Professor Danny Dorling was on Radio 4's Today programme again talking about a new North South dividing line. It suggests that Nottingham is in the North and that Robin Hood was a Northerner. The fact that much of Danny's work, including that done with Cadence, deals with the impacts of inequality leads us to believe that this map is proof at last that taking from the rich to give to the poor was a sound Northern idea.
Danny has also of course been on the radio recently talking about inheritance tax which, putting the moral aspect aside, is something that is much more of an issue in the Southern 'marginals' rather than the North.

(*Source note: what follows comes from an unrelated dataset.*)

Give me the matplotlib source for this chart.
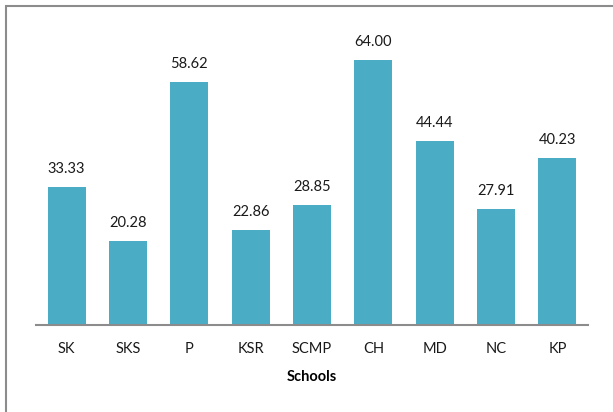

The interface between Government's desire to develop the most efficient measures to achive public policy goals (eg reduce child poverty) and what the public 'feel', from polling and focus groups (eg hate inheritance tax even if no chance of ever having enough money to pay it), is certainly interesting at the moment.
Cadence's work on social innovation suggests that some great ideas and projects don't transfer in the way that their creators hoped they would when Government takes them on partly because they become watered down to make them more acceptable to whoever the Government is worrried about keeping on side at that time.
A good example is Sustrans' Safe Routes to School initiative which would have and would be making much more of an impact if John Prescott's promise to reduce car usage had been acted upon, rather than the apparent cave in to a vociferous 'motorist' lobby every time the world oil price went up.
Let's hope that highlighting the persistent North-South divide will help politicians have more confidence in their convictions. If nothing else the map will promote debate about inequality and kept The Guardian's Simon Jenkins' blood pressure high.